Il est tout aussi étonnant d’entendre certains commentateurs regretter que l’Europe ne comprenne pas la Turquie plutôt que la Grèce. Ils n’ont rien compris. La Turquie est aujourd’hui un modèle antinomique de l’Europe. D’ailleurs elle ne s’en sort, avec son modèle propre, que parce qu’elle est à l’extérieur de zone Euro.

Maintenant il y aurait une solution a priori capable d’assurer l’avenir d’une zone Euro sur le long terme. Ce serait la Mitteleuropa, alliance de l’Allemagne et de la Russie, avec les pays du Nord autour. La disparité économique n’est pas rédhibitoire ; il suffirait d’une frontière intérieure. En revanche le poids des slaves serait trop grand et l’Allemagne ne pourra pas l’accepter.

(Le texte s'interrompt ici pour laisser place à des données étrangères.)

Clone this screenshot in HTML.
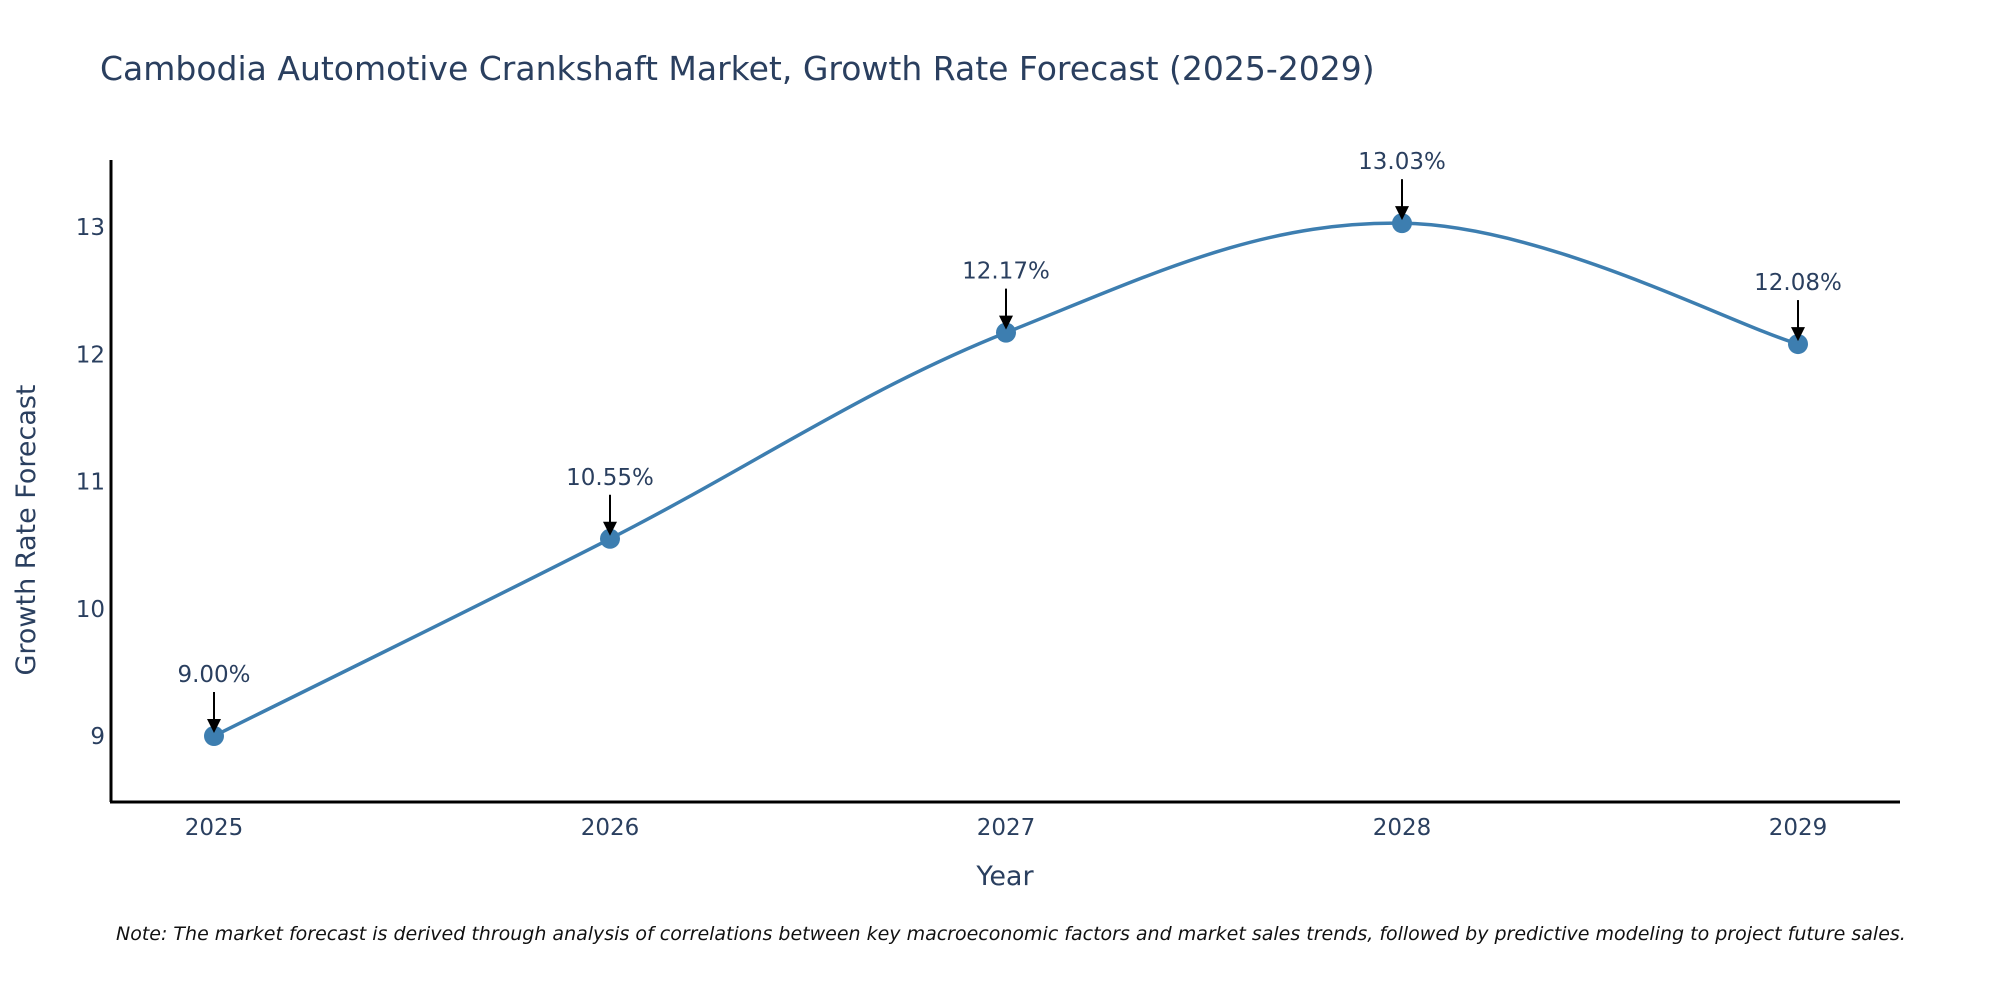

La seule solution est donc la Grande Europe. Au moins l’Allemagne y sera au centre. Aujourd’hui 82% des Français seraient favorables à une armée européenne. Ce sont les dirigeants, la classe politique toutes formations confondues, une prétendue élite qui s’y opposent. Or l’armée exprime par excellence la souveraineté d’un pays. Les Européens de base, si la question leur était correctement posée, seraient favorables à l’intégration européenne. Il ne reste plus qu’à leur poser la bonne question. C’est l’intention du PSUNE.